Politico reports that Nancy Pelosi’s leading “liberal enforcers” are not yet on board with strikes on Syria, which creates serious problems in her quest to round up support in the House for authorization:

Liberal enforcers like Reps. Rosa DeLauro, George Miller, Zoe Lofgren and Anna Eshoo aren’t on board, at least not yet. And it won’t be easy to convince them, since all four are doves who voted against the Iraq War authorization in 2002. […]

DeLauro said she has particular concern about how the resolution is worded. “I will not vote for any open-ended authorization to use force or any other authorization that allows for deployment of troops on the ground,” DeLauro said. “I’m also very mindful of the fact that the use of military force can have, will have ramifications, including unpredictable ones.” […]

Earlier this week, Eshoo and Lofgren sent Ambassador Susan Rice a letter asking a series of questions about the military action and its impact.

Miller’s press secretary Peter Whippy said the California Democrat also is undecided on whether he will support military action.

“In his opinion, the President’s drafted resolution is too broad and open-ended to be considered an acceptable starting point and he cannot support it as is,” Whippy wrote in an email. “Only once it’s appropriately amended does he feel that we can start having a debate about military action in Syria.”

If Pelosi loses these liberals, then it signals real trouble for the White House. But listen carefully to what they’re really saying: It tells us a lot about where this debate is headed.

At least two are centering their concerns primarily on the broadness of the resolution authorizing force, as opposed to the underlying premise of Obama’s argument for intervention. Two others are awaiting more information from senior Obama officials before making up their mind.

I’m going to repeat myself here, but this is important. There are two categories of opposition to Syria strikes among Dems. The first is focused primarily on a desire to see the resolution put strict enough limits on Obama’s authority, as opposed to being against the idea of the strikes themselves. This includes Dems like Chris Van Hollen, and perhaps DeLauro and Miller above. The White House probably can win these folks.

The second category includes those who are not persuaded by the underlying rationale Obama has offered for strikes, as opposed to merely being concerned about the scope of authorization. This includes liberal Dems like Rick Nolan and Alan Grayson, and probably most of those who are already firm No votes. Those in this camp who have not spoken out may also not be persuadable. And this could be a sizable bloc, too. As Markos Moulitsas notes, “the class of 2006 and 2008 were elected in large part based on opposition to war.” We just don’t know yet how big this group is.

It’s possible that those in the first, more gettable category oppose Obama’s proposed intervention itself but won’t say so for fear of angering the White House. But until they do say so, they should be seen as persuadable. There’s a ton of kabuki going on here — those professing concern about the resolution could very well find a way to Yes later, while arguing they reined in Obama’s warmaking authority.

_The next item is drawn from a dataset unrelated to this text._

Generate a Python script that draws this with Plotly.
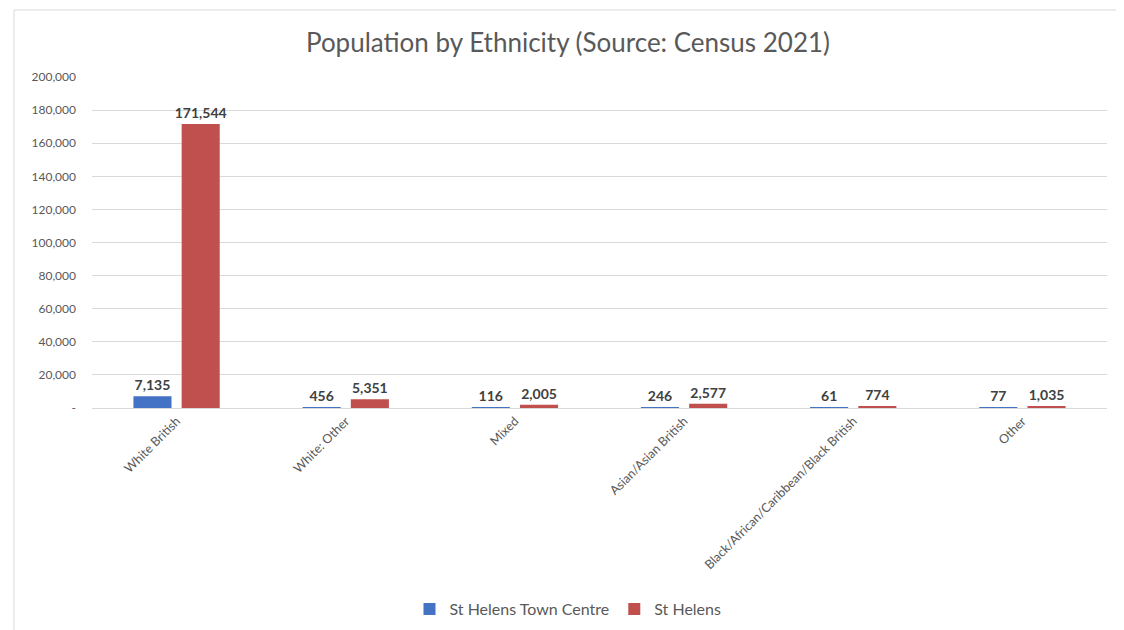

Getting this through the House is going to be hard for the White House, because Obama still hasn’t addressed people’s concerns about the wisdom of the mission itself. I think it very well may fail. But folks should pay very close attention to what these Members are actually saying. Until they come out firmly against the underlying premises of Obama’s argument, they aren’t really in the No camp and may not even be really leaning No.